How has the Korean church changed from then to now?
Koreans are a spiritual people and readily accepted the belief in Ha-Na-Nim (the “one” God). The nation is the most Christian nation in Asia with church buildings on every hilltop in every neighborhood and with many varieties of Christianity — including some that are indigenous to Korea. 
Early on, Churches of Christ in Korea were often deeply imbedded with the “pastor” system. Some of that still exists, but many have elders and deacons as well as pulpit preachers. As in the United States, congregations are autonomous, and interpretations of Scripture vary.
Instrumental music is found in some congregations, and the woman’s role is changing to allow women to be more active in ministry.
To me, the most significant change is that Koreans no longer need missionaries. Instead, their congregations are sending missionaries to China, Siberia and other parts of the world. 
In what ways was your faith tested on the mission field?
My faith grew more that it was tested. For example, it was difficult to be so far away from family in the States, especially when illness or death became an issue. Communication was difficult and transportation costs prohibitive. However, God always provided an answer, and that made my faith grow.
People do not always live up to expectations, and it was disappointing to see Christians fall away or become materialistic.  However, that is not unique to the mission field.
 
How can we teach our children to become missionaries?
Several years ago, I did a study in which I asked missionaries how they made the choice to become a missionary. Almost all of the answers had to do with contact with a real, live missionary. Those contacts told them that life as a missionary was challenging, exciting and fulfilling and encouraged them to make it their decision. I think that is why so many children of missionaries also become missionaries.
We teach our children to become missionaries through our example of reaching out to a lost and dying world. In today’s churches we have beautiful classrooms, excellent Bible school programs and good curriculum, but in many of those classrooms, there is little emphasis given to missions or evangelism. It is easy to spend on programs that serve us at home while missionaries return, or never leave, for lack of support.
 
How did your years on the mission field change you?

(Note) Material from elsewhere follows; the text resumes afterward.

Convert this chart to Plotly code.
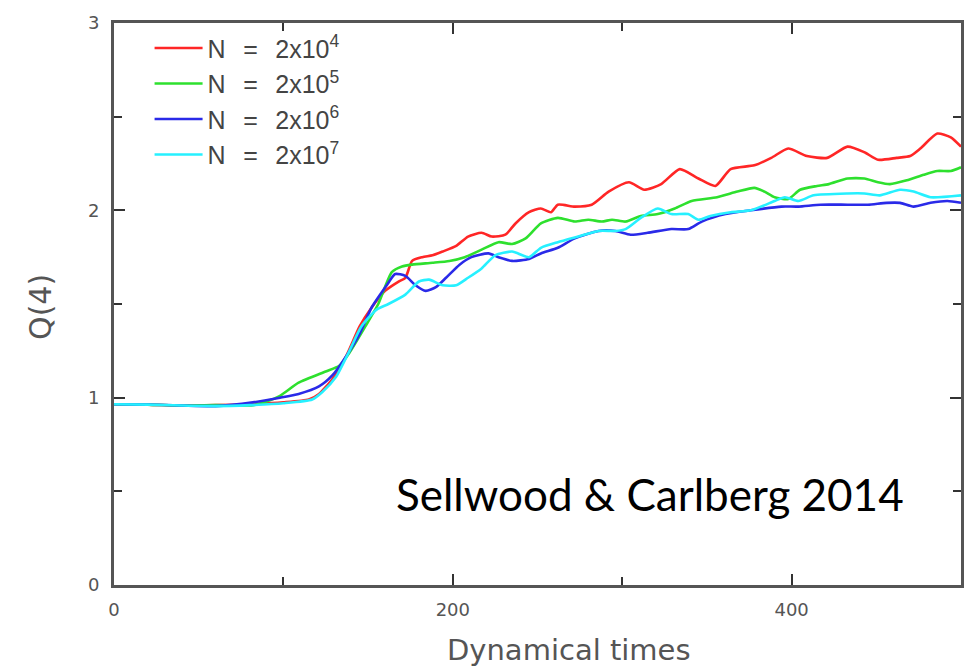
import plotly.graph_objects as go

# ---- data ----
red_x = [0, 20, 40, 60, 80, 100, 115, 121, 129, 137, 145, 152, 160, 168, 172, 176, 182, 188, 194, 202, 209, 217, 223, 231, 237, 245, 252, 258, 262, 272, 282, 292, 304, 313, 323, 334, 345, 355, 364, 378, 388, 398, 409, 421, 433, 443, 451, 462, 470, 476, 486, 494, 500]
red_y = [0.965, 0.963, 0.958, 0.96, 0.965, 0.975, 0.99, 1.02, 1.10, 1.22, 1.38, 1.48, 1.57, 1.62, 1.64, 1.73, 1.75, 1.76, 1.78, 1.81, 1.86, 1.88, 1.86, 1.87, 1.93, 1.99, 2.01, 1.99, 2.03, 2.02, 2.03, 2.10, 2.15, 2.11, 2.14, 2.22, 2.17, 2.13, 2.22, 2.24, 2.28, 2.33, 2.29, 2.28, 2.34, 2.31, 2.27, 2.28, 2.29, 2.33, 2.41, 2.39, 2.34]

green_x = [0, 20, 40, 60, 82, 90, 98, 109, 125, 133, 139, 149, 156, 164, 170, 176, 188, 198, 207, 217, 227, 235, 243, 252, 262, 272, 280, 288, 294, 302, 311, 321, 331, 341, 356, 368, 378, 384, 390, 398, 405, 415, 422, 433, 443, 451, 458, 468, 478, 486, 494, 500]
green_y = [0.965, 0.963, 0.958, 0.96, 0.96, 0.98, 1.01, 1.08, 1.14, 1.17, 1.24, 1.39, 1.50, 1.67, 1.70, 1.71, 1.72, 1.73, 1.75, 1.79, 1.83, 1.82, 1.85, 1.93, 1.96, 1.94, 1.95, 1.94, 1.95, 1.94, 1.97, 1.98, 2.01, 2.05, 2.07, 2.10, 2.12, 2.10, 2.07, 2.06, 2.11, 2.13, 2.14, 2.17, 2.17, 2.15, 2.14, 2.16, 2.19, 2.21, 2.21, 2.23]

blue_x = [0, 20, 40, 60, 82, 98, 109, 121, 129, 137, 145, 152, 161, 166, 172, 178, 184, 190, 196, 204, 211, 221, 227, 235, 245, 252, 262, 272, 286, 296, 305, 315, 329, 339, 347, 361, 376, 394, 404, 417, 433, 445, 456, 464, 472, 482, 492, 500]
blue_y = [0.965, 0.963, 0.958, 0.955, 0.975, 1.00, 1.02, 1.06, 1.12, 1.22, 1.34, 1.48, 1.60, 1.66, 1.65, 1.60, 1.57, 1.59, 1.64, 1.71, 1.75, 1.77, 1.75, 1.73, 1.74, 1.77, 1.80, 1.85, 1.89, 1.89, 1.87, 1.88, 1.90, 1.90, 1.94, 1.98, 2.00, 2.02, 2.02, 2.03, 2.03, 2.03, 2.04, 2.04, 2.02, 2.04, 2.05, 2.04]

cyan_x = [0, 20, 40, 60, 80, 100, 117, 123, 131, 139, 146, 155, 162, 172, 180, 186, 194, 202, 209, 217, 225, 235, 245, 252, 262, 274, 286, 296, 302, 311, 321, 329, 339, 345, 352, 364, 376, 390, 396, 404, 413, 433, 443, 452, 464, 472, 482, 500]
cyan_y = [0.965, 0.963, 0.958, 0.955, 0.96, 0.97, 0.99, 1.03, 1.11, 1.25, 1.38, 1.47, 1.50, 1.55, 1.62, 1.63, 1.60, 1.60, 1.64, 1.69, 1.76, 1.78, 1.75, 1.80, 1.83, 1.86, 1.89, 1.89, 1.90, 1.96, 2.01, 1.98, 1.98, 1.95, 1.97, 1.99, 2.00, 2.05, 2.07, 2.05, 2.08, 2.09, 2.09, 2.08, 2.11, 2.10, 2.07, 2.08]

series_names = ["N\u2002\u2009=\u2002\u20092x10<sup>4</sup>", "N\u2002\u2009=\u2002\u20092x10<sup>5</sup>",
                "N\u2002\u2009=\u2002\u20092x10<sup>6</sup>", "N\u2002\u2009=\u2002\u20092x10<sup>7</sup>"]
series_colors = ["#ff2626", "#2ee02e", "#2a2ae8", "#26f0ff"]

x_ticks = [0, 200, 400]
y_ticks = [0, 1, 2, 3]

fig = go.Figure()
for (xs, ys), name, col in zip([(red_x, red_y), (green_x, green_y), (blue_x, blue_y), (cyan_x, cyan_y)],
                               series_names, series_colors):
    fig.add_trace(go.Scatter(x=xs, y=ys, mode="lines", name=name,
                             line=dict(color=col, width=2.6, shape="spline", smoothing=0.6)))

axis_common = dict(showline=True, linecolor="#555555", linewidth=3, mirror="ticks",
                   ticks="inside", ticklen=11, tickwidth=2, tickcolor="#333333",
                   showgrid=False, zeroline=False,
                   tickfont=dict(family="DejaVu Sans", size=18, color="#555555"))

fig.update_xaxes(range=[0, 500], tickvals=x_ticks, ticktext=[str(v) for v in x_ticks],
                 minor=dict(dtick=100, ticks="inside", ticklen=8, tickwidth=2, tickcolor="#333333"),
                 ticklabelstandoff=6,
                 **axis_common)
fig.update_yaxes(range=[0, 3], tickvals=y_ticks, ticktext=[str(v) for v in y_ticks],
                 minor=dict(dtick=0.5, ticks="inside", ticklen=8, tickwidth=2, tickcolor="#333333"),
                 ticklabelstandoff=8,
                 **axis_common)

# axis titles
fig.add_annotation(text="Dynamical times", xref="paper", yref="paper",
                   x=0.537, y=-0.116, xanchor="center", yanchor="middle", showarrow=False,
                   font=dict(family="DejaVu Sans", size=29, color="#555555"))
fig.add_annotation(text="Q(4)", xref="paper", yref="paper", textangle=-90,
                   x=-0.086, y=0.495, xanchor="center", yanchor="middle", showarrow=False,
                   font=dict(family="DejaVu Sans", size=30, color="#555555"))

fig.add_annotation(text="Sellwood &amp; Carlberg 2014", xref="paper", yref="paper",
                   x=0.935, y=0.162, xanchor="right", yanchor="middle", showarrow=False,
                   font=dict(family="Lato", size=44, color="#000000"))

fig.update_layout(
    width=976, height=667,
    margin=dict(l=114, r=13, t=15, b=82),
    paper_bgcolor="white", plot_bgcolor="white",
    legend=dict(x=0.042, y=0.996, xanchor="left", yanchor="top", bgcolor="rgba(0,0,0,0)",
                font=dict(family="Liberation Sans", size=25, color="#444444"),
                tracegroupgap=0, itemwidth=48),
)

fig.write_html("out.html")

Korean Christians believe strongly in the power of prayer.  A visitor to your home would not start a conversation until he or she first prayed for you and your family — and there are not many nations that start the day at 5 a.m. with church bells calling people to morning prayer. That example made prayer a significant part of my life.
When you live and work in another culture, you learn that you do not have all the answers.  I think that is why learning is so important to me as Christian. It has also helped me to be less judgmental.

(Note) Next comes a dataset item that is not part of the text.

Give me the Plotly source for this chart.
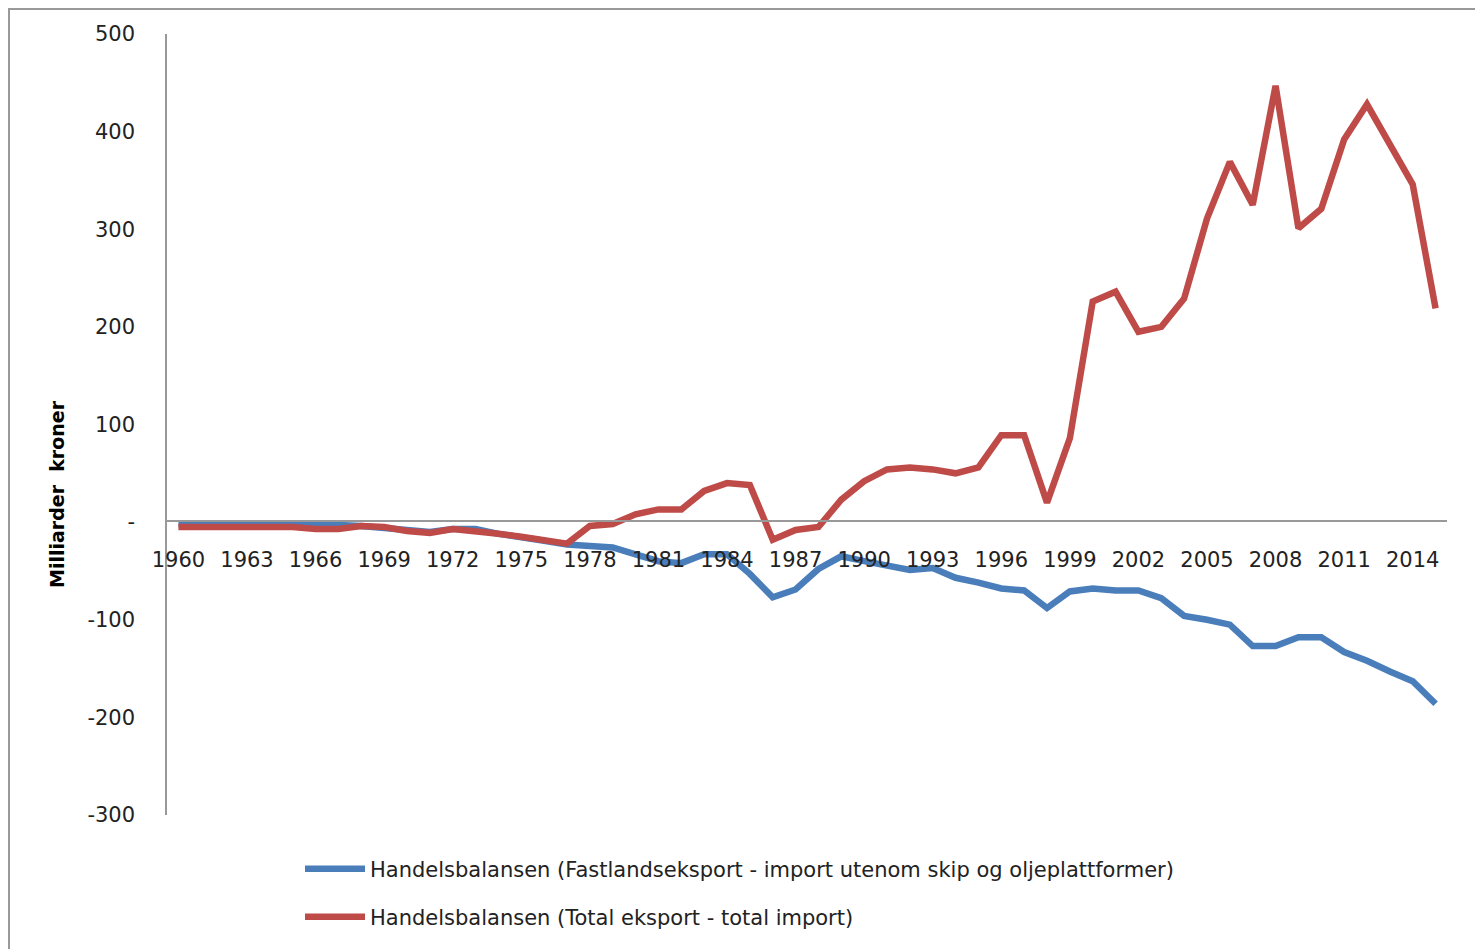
import plotly.graph_objects as go

years = list(range(1960, 2016))

fastland = [-2, -2, -2, -2, -2, -2, -3, -3, -4, -6,
            -9, -10, -7, -7, -12, -15, -19, -23, -24, -26,
            -33, -40, -42, -33, -33, -53, -77, -69, -48, -35,
            -40, -45, -49, -47, -57, -62, -68, -70, -88, -71,
            -68, -70, -70, -78, -96, -100, -105, -127, -127, -118,
            -118, -133, -142, -153, -163, -186]

total = [-5, -5, -5, -5, -5, -5, -7, -7, -4, -5,
         -9, -11, -7, -9, -12, -15, -19, -22, -4, -2,
         8, 13, 13, 32, 40, 38, -18, -8, -5, 23,
         42, 54, 56, 54, 50, 56, 89, 89, 20, 86,
         226, 236, 195, 200, 229, 311, 369, 325, 447, 301,
         321, 392, 428, 388, 346, 219]

name_blue = "Handelsbalansen (Fastlandseksport - import utenom skip og oljeplattformer)"
name_red = "Handelsbalansen (Total eksport - total import)"

yticks = [500, 400, 300, 200, 100, 0, -100, -200, -300]
yticktext = ["500", "400", "300", "200", "100", "-", "-100", "-200", "-300"]
xticks = list(range(1960, 2016, 3))

# page offset (body margin)
OFF = 8
W, H = 1483 - OFF, 949 - OFF
# plot area in page pixels
L, R, T, B = 167, 1447, 34, 815

def px(x):
    return (x - L) / (R - L)

def py(y):
    return (B - y) / (B - T)

font = "DejaVu Sans"

fig = go.Figure()
fig.add_trace(go.Scatter(x=years, y=fastland, mode="lines", name=name_blue,
                         line=dict(color="#4A7EBB", width=6.5), legend="legend"))
fig.add_trace(go.Scatter(x=years, y=total, mode="lines", name=name_red,
                         line=dict(color="#BE4B48", width=6.5), legend="legend2"))

fig.update_layout(
    width=W, height=H,
    margin=dict(l=L - OFF, r=(1483 - R), t=T - OFF, b=(949 - B)),
    paper_bgcolor="white", plot_bgcolor="white",
    font=dict(family=font, size=21, color="#222"),
    showlegend=True,
    legend=dict(x=px(300), y=py(869), xanchor="left", yanchor="middle",
                bgcolor="rgba(0,0,0,0)", font=dict(size=21, color="#222"),
                itemwidth=60),
    legend2=dict(x=px(300), y=py(917), xanchor="left", yanchor="middle",
                 bgcolor="rgba(0,0,0,0)", font=dict(size=21, color="#222"),
                 itemwidth=60),
    xaxis=dict(range=[1959.5, 2015.5], tickmode="array", tickvals=xticks,
               ticktext=[str(v) for v in xticks],
               anchor="free", position=py(521), showline=True,
               linecolor="#999", linewidth=1.5, showgrid=False, zeroline=False,
               ticks="", ticklabelstandoff=20, tickfont=dict(size=21, color="#222")),
    yaxis=dict(range=[-300, 500], tickmode="array", tickvals=yticks,
               ticktext=yticktext, showline=True, linecolor="#999", linewidth=1.5,
               showgrid=False, zeroline=False, ticks="", ticklabelstandoff=26,
               tickfont=dict(size=21, color="#222")),
    shapes=[dict(type="rect", xref="paper", yref="paper",
                 x0=px(9), x1=px(1500), y0=py(OFF + 1), y1=py(1000),
                 line=dict(color="#999", width=2), fillcolor="rgba(0,0,0,0)",
                 layer="below")],
    annotations=[dict(text="<b>Milliarder  kroner</b>", textangle=-90,
                      xref="paper", yref="paper", x=px(57), y=py(494),
                      xanchor="center", yanchor="middle", showarrow=False,
                      font=dict(size=19, color="#000"))],
)

fig.write_html("out.html")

My husband was my greatest motivator and mentor. He not only encouraged me to find a ministry and to use my talents but often pushed me in directions that challenged me. My teaching at Korea Christian College started a career as a teacher educator, and my interest in women and culture produced a book used to train missionary women.
I think my life would have been very different had we not gone to Korea. I thank God for giving me Dan Hardin and sending us on a mission.